单选题
American Firms

The annual review of American company board practices by Korn/Ferry, a firm of headhunters, is a useful indicator of the health of corporate governance. This year's review, published on November 12th, shows that the Sarbanes-Oxley Act, passed in 2002 to try to prevent a repeat of corporate collapses such as Enron's and WorldCom's, has had an impact on the boardroom—albeit at an average implementation cost that Korn/Ferry estimates at $5.1 m per firm.
Two years ago, only 41% of American firms said they regularly held meetings of directors without their chief executive present; this year the figure was 93%. But some things have been surprisingly unaffected by the backlash against corporate scandals. For example, despite a growing feeling that former chief executives should not sit on their company's board, the percentage of American firms where they do has actually edged up, from 23% in 2003 to 25% in 2004.

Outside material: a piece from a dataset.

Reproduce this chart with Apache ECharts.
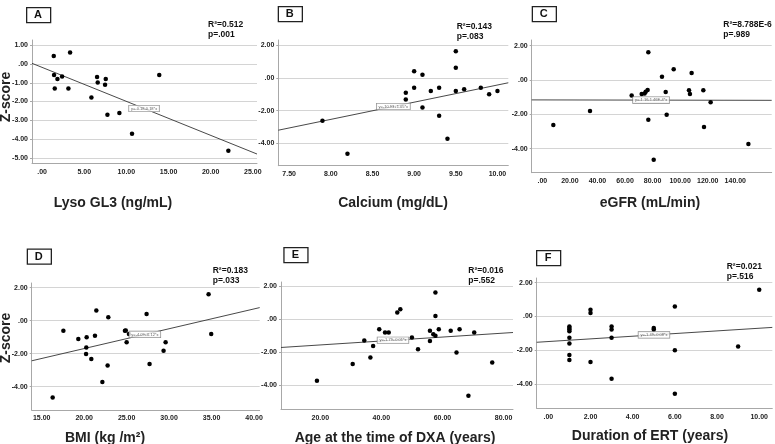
<!DOCTYPE html>
<html lang="en">
<head>
<meta charset="UTF-8">
<title>Z-score scatter</title>
<script src="https://cdn.jsdelivr.net/npm/echarts@6/dist/echarts.min.js"></script>
<style>
  body { margin: 0; background: #fff; }
  #main { width: 775px; height: 444px; }
</style>
</head>
<body>
<div id="main"></div>
<script type="text/javascript">
// ---- data ----
// A: Lyso GL3
var aX = [1.38, 3.32, 1.42, 1.82, 2.37, 1.5, 3.12, 6.52, 6.6, 7.55, 7.47, 5.85, 7.75, 9.17, 10.67, 13.9, 22.1];
var aY = [0.43, 0.62, -0.59, -0.80, -0.67, -1.30, -1.30, -0.69, -0.99, -0.80, -1.10, -1.79, -2.70, -2.61, -3.71, -0.59, -4.62];
// B: Calcium
var bX = [7.9, 8.2, 8.9, 8.9, 9.0, 9.0, 9.1, 9.1, 9.2, 9.3, 9.3, 9.4, 9.5, 9.5, 9.5, 9.6, 9.8, 9.9, 10.0];
var bY = [-2.61, -4.63, -0.90, -1.31, 0.41, -0.59, 0.20, -1.80, -0.80, -0.59, -2.31, -3.71, 1.63, 0.63, -0.80, -0.69, -0.59, -1.0, -0.80];
// C: eGFR
var cX = [8.0, 34.6, 64.8, 72.1, 74.2, 75.0, 76.4, 76.9, 76.9, 80.8, 86.8, 89.5, 90.2, 95.3, 106.4, 107.1, 108.3, 116.8, 117.3, 122.1, 149.5];
var cY = [-2.62, -1.81, -0.91, -0.82, -0.78, -0.68, -0.58, 1.61, -2.31, -4.64, 0.19, -0.70, -2.02, 0.62, -0.60, -0.82, 0.41, -0.60, -2.74, -1.30, -3.73];
// D: BMI
var dX = [16.29, 17.55, 19.31, 20.29, 20.25, 20.22, 20.84, 21.27, 21.43, 22.14, 22.76, 22.84, 24.8, 24.9, 25.0, 25.27, 27.35, 27.7, 29.35, 29.59, 34.65, 34.96];
var dY = [-4.65, -0.61, -1.11, -1.01, -1.62, -2.02, -2.32, -0.91, 0.61, -3.72, -2.71, 0.20, -0.61, -0.6, -1.31, -0.81, 0.40, -2.63, -1.82, -1.31, 1.60, -0.81];
// E: Age at DXA
var eX = [18.9, 30.6, 34.4, 36.4, 37.3, 39.3, 41.2, 42.4, 45.2, 46.2, 50.0, 52.0, 55.9, 55.9, 57.0, 57.7, 57.7, 57.7, 58.8, 62.7, 64.6, 65.6, 68.5, 70.4, 76.3];
var eY = [-3.71, -2.71, -1.29, -2.31, -1.61, -0.60, -0.80, -0.80, 0.40, 0.60, -1.10, -1.81, -0.70, -1.31, -0.90, 1.61, 0.20, -1.00, -0.60, -0.70, -2.01, -0.60, -4.62, -0.80, -2.61];
// F: Duration of ERT
var fX = [1, 1, 1, 1, 1, 1, 1, 1, 2, 2, 2, 3, 3, 3, 3, 5, 5, 6, 6, 6, 9, 10];
var fY = [-0.59, -0.69, -0.78, -0.88, -1.27, -1.61, -2.29, -2.59, 0.39, 0.20, -2.71, -0.59, -0.78, -1.27, -3.69, -0.69, -0.78, 0.59, -2.0, -4.59, -1.78, 1.59];

var letters = ['A', 'B', 'C', 'D', 'E', 'F'];
var xTitles = ['Lyso GL3 (ng/mL)', 'Calcium (mg/dL)', 'eGFR (mL/min)', 'BMI (kg /m²)', 'Age at the time of DXA (years)', 'Duration of ERT (years)'];
var r2Text = ['R²=0.512', 'R²=0.143', 'R²=8.788E-6', 'R²=0.183', 'R²=0.016', 'R²=0.021'];
var pText = ['p=.001', 'p=.083', 'p=.989', 'p=.033', 'p=.552', 'p=.516'];
var eqText = ['y=-0.18-0.18*x', 'y=-10.93+1.05*x', 'y=-1.16-1.46E-4*x', 'y=-4.09+0.12*x', 'y=-1.79+0.01*x', 'y=-1.49+0.08*x'];
// fit line: intercept, slope
var fitA = [-0.18, -0.181];
var fitB = [-10.93, 1.05];
var fitC = [-1.16, -0.000146];
var fitD = [-4.09, 0.12];
var fitE = [-1.79, 0.0119];
var fitF = [-1.49, 0.079];
// where the equation box sits along x
var eqX = [12.1, 8.75, 78.9, 27.15, 43.8, 5.01];

var xTicksA = [0, 5, 10, 15, 20, 25];
var xTicksB = [7.5, 8, 8.5, 9, 9.5, 10];
var xTicksC = [0, 20, 40, 60, 80, 100, 120, 140];
var xTicksD = [15, 20, 25, 30, 35, 40];
var xTicksE = [20, 40, 60, 80];
var xTicksF = [0, 2, 4, 6, 8, 10];
var yTicksA = [1, 0, -1, -2, -3, -4, -5];
var yTicks = [2, 0, -2, -4];

// ---- layout ----
var panels = [
  {x: aX, y: aY, fit: fitA, xt: xTicksA, yt: yTicksA, xr: [-1.2, 25.5], yr: [-5.29, 1.28], box: [32, 40, 225, 123.3],
   letter: [26, 7], r2: [208, 25], title: [113, 203], ztitle: [6, 97]},
  {x: bX, y: bY, fit: fitB, xt: xTicksB, yt: yTicks, xr: [7.37, 10.13], yr: [-5.36, 2.32], box: [278.3, 40, 230, 125.7],
   letter: [277.7, 6], r2: [456.7, 27], title: [393, 203]},
  {x: cX, y: cY, fit: fitC, xt: xTicksC, yt: yTicks, xr: [-7.7, 166.4], yr: [-5.4, 2.33], box: [531.7, 40, 240, 132.7],
   letter: [531.7, 6], r2: [723.3, 25], title: [650, 203]},
  {x: dX, y: dY, fit: fitD, xt: xTicksD, yt: yTicks, xr: [13.82, 40.67], yr: [-5.41, 2.28], box: [31.7, 283, 228, 127],
   letter: [26.7, 248.5], r2: [212.7, 270.7], title: [105, 438], ztitle: [6, 338]},
  {x: eX, y: eY, fit: fitE, xt: xTicksE, yt: yTicks, xr: [7.13, 83.1], yr: [-5.44, 2.25], box: [281, 282, 232, 127.3],
   letter: [283.3, 247], r2: [468.3, 270.7], title: [395, 438]},
  {x: fX, y: fY, fit: fitF, xt: xTicksF, yt: yTicks, xr: [-0.55, 10.62], yr: [-5.45, 2.28], box: [536.7, 278, 235.6, 130.3],
   letter: [536, 250], r2: [726.7, 266.7], title: [650, 436]}
];

function fmt(v) {
  return v.toFixed(2).replace(/^0\./, '.').replace(/^-0\./, '-.');
}

var FONT = 'Liberation Sans, Arial, sans-serif';
var grids = [], xAxes = [], yAxes = [], series = [], graphics = [];

panels.forEach(function (p, i) {
  grids.push({left: p.box[0], top: p.box[1], width: p.box[2], height: p.box[3]});
  xAxes.push({
    gridIndex: i, type: 'value', min: p.xr[0], max: p.xr[1],
    axisLine: {show: true, onZero: false, lineStyle: {color: '#a8a8a8', width: 1}},
    axisTick: {show: false, customValues: p.xt},
    axisLabel: {customValues: p.xt, formatter: fmt, fontSize: 7, fontWeight: 'bold', color: '#222', fontFamily: FONT, margin: 5},
    splitLine: {show: false}
  });
  yAxes.push({
    gridIndex: i, type: 'value', min: p.yr[0], max: p.yr[1],
    axisLine: {show: true, onZero: false, lineStyle: {color: '#a8a8a8', width: 1}},
    axisTick: {show: true, length: 2, customValues: p.yt, lineStyle: {color: '#a8a8a8'}},
    axisLabel: {customValues: p.yt, formatter: fmt, fontSize: 7, fontWeight: 'bold', color: '#222', fontFamily: FONT, margin: 4},
    splitLine: {show: true, lineStyle: {color: '#d4d4d4', width: 1}}
  });
  var pts = p.x.map(function (v, k) { return [v, p.y[k]]; });
  series.push({
    type: 'scatter', xAxisIndex: i, yAxisIndex: i, data: pts,
    symbolSize: 4.5, itemStyle: {color: '#000', opacity: 1}, silent: true, z: 4
  });
  var a = p.fit[0], b = p.fit[1];
  series.push({
    type: 'line', xAxisIndex: i, yAxisIndex: i, symbol: 'none', silent: true, z: 3,
    data: [[p.xr[0], a + b * p.xr[0]], [p.xr[1], a + b * p.xr[1]]],
    lineStyle: {color: '#333', width: 0.9}
  });
  series.push({
    type: 'scatter', xAxisIndex: i, yAxisIndex: i, symbolSize: 1, z: 5, silent: true,
    itemStyle: {color: 'rgba(0,0,0,0)'},
    data: [[eqX[i], a + b * eqX[i]]],
    label: {show: true, position: 'inside', formatter: eqText[i], fontSize: 4, color: '#333', fontFamily: FONT,
      backgroundColor: '#fff', borderColor: '#666', borderWidth: 0.6, padding: [1, 2]},
    labelLayout: {hideOverlap: false}
  });

  // panel letter box
  graphics.push({type: 'rect', left: p.letter[0], top: p.letter[1], shape: {width: 24, height: 15},
    style: {fill: '#fff', stroke: '#222', lineWidth: 1.3}});
  graphics.push({type: 'text', x: p.letter[0] + 12, y: p.letter[1] + 8,
    style: {text: letters[i], font: 'bold 11px ' + FONT, fill: '#111', textAlign: 'center', textVerticalAlign: 'middle'}});
  // R2 and p
  graphics.push({type: 'text', x: p.r2[0], y: p.r2[1],
    style: {text: r2Text[i], font: 'bold 8.5px ' + FONT, fill: '#111', textAlign: 'left', textVerticalAlign: 'middle'}});
  graphics.push({type: 'text', x: p.r2[0], y: p.r2[1] + 10,
    style: {text: pText[i], font: 'bold 8.5px ' + FONT, fill: '#111', textAlign: 'left', textVerticalAlign: 'middle'}});
  // x title
  graphics.push({type: 'text', x: p.title[0], y: p.title[1],
    style: {text: xTitles[i], font: 'bold 14px ' + FONT, fill: '#222', textAlign: 'center', textVerticalAlign: 'middle'}});
  if (p.ztitle) {
    graphics.push({type: 'text', x: p.ztitle[0], y: p.ztitle[1], rotation: Math.PI / 2,
      style: {text: 'Z-score', font: 'bold 14px ' + FONT, fill: '#222', textAlign: 'center', textVerticalAlign: 'middle'}});
  }
});

var myChart = echarts.init(document.getElementById('main'));
myChart.setOption({
  animation: false,
  backgroundColor: '#fff',
  grid: grids,
  xAxis: xAxes,
  yAxis: yAxes,
  series: series,
  graphic: graphics
});
</script>
</body>
</html>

Also, disappointingly few firms have split the jobs of chairman and chief executive. Another survey of American boards published this week, by A.T. Kearney, a firm of consultants, found that in 2002 14% of the boards of S&P 500 firms had separated the roles, and a further 16% said they planned to do so. But by 2004 only 23% overall had taken the plunge. A survey earlier in the year by consultants at McKinsey found that 70% of American directors and investors supported the idea of splitting the jobs, which is standard practice in Europe.
Another disappointment is the slow progress in abolishing "staggered" boards—ones where only one-third of the directors are up for re-election each year, to three-year terms. Invented as a defence against takeover, such boards, according to a new Harvard Law School study by Lucian Bebchuk and Alma Cohen, are unambiguously "associated with an economically significant reduction in firm value".
Despite this, the percentage of S&P 500 firms with staggered boards has fallen only slightly—from 63% in 2001 to 60% in 2003, according to the Investor Responsibility Research Centre. And many of those firms that have been forced by shareholders to abolish the system are doing so only slowly. Merck, a pharmaceutical company in trouble over the possible side-effects of its arthritis drug Vioxx, is allowing its directors to run their full term before introducing a system in which they are all re-elected (or otherwise) annually. Other companies' staggered boards are entrenched in their corporate charters, which cannot be amended by a shareholders' vote. Anyone who expected the scandals of 2001 to bring about rapid change in the balance of power between managers and owners was, at best, naive.

单选题 The Sarbanes-Oxley Act is most probably about ______.
A. corporate scandal B. corporate management
C. corporate cost D. corporate governance
【正确答案】 D
【答案解析】属推理判断题。根据第一段,the Sarbanes-Oxley Act的通过是为了防止再次出现类似安然公司或者世通公司垮掉的情况。而文章又提到在公司治理方面,该法案已经显现出了一定的影响力。可见,该法案是有关公司治理的法案。
单选题 The word "backlash" (Line 3, Paragraph 2) most probably means ______.
A. a violent force B. a strong impetus
C. a firm measure D. a strong negative reaction
【正确答案】 D
【答案解析】属猜词题。首先确定backlash与反对公司丑闻有关;其次,下文对backlash给了一个具体的例子,就是“越来越多的人认为前任总裁不应该继续留在董事会里”,显然这符合选项D中的“强烈的负面/消极反应”。
单选题 According to the text, separating the roles between chairman and chief executive is ______.
A. a common practice in American companies
B. what many European companies do
C. a must to keep the health of a company
D. not a popular idea among American entrepreneurs
【正确答案】 B
【答案解析】属事实细节题。根据文章第三段最后一句,将董事长和总裁的职务区分开来是“欧洲的行业惯例”。
单选题 We learn from the text that a "staggered" board ______.
A. is adverse to the increment of firm value
B. gives its board members too much power
C. has been abolished by most American companies
D. can be voted down by shareholders
【正确答案】 A
【答案解析】属事实细节题。根据文章第四段的一份最新哈佛商学院研究,staggered board是为了防止公司权力被夺取而发明的,但它显然“和公司价值的显著下降有关”。可见这种交错董事任期的董事会不利于公司价值的增长。
单选题 Toward the board practice of American companies, the writer's attitude can be said to be ______.
A. biased B. pessimistic C. objective D. critical
【正确答案】 D
【答案解析】属推理判断题。本文指出虽然出台了防止公司丑闻的法案,但美国公司的董事会变化依然缓慢。继而分析了几种令人失望的情况。在文章最末作者指出,人们不应该天真地相信2001年的丑闻会迅速改变职业经理人和公司所有人之间的权力平衡。可见作者对美国公司的董事会持批评的态度。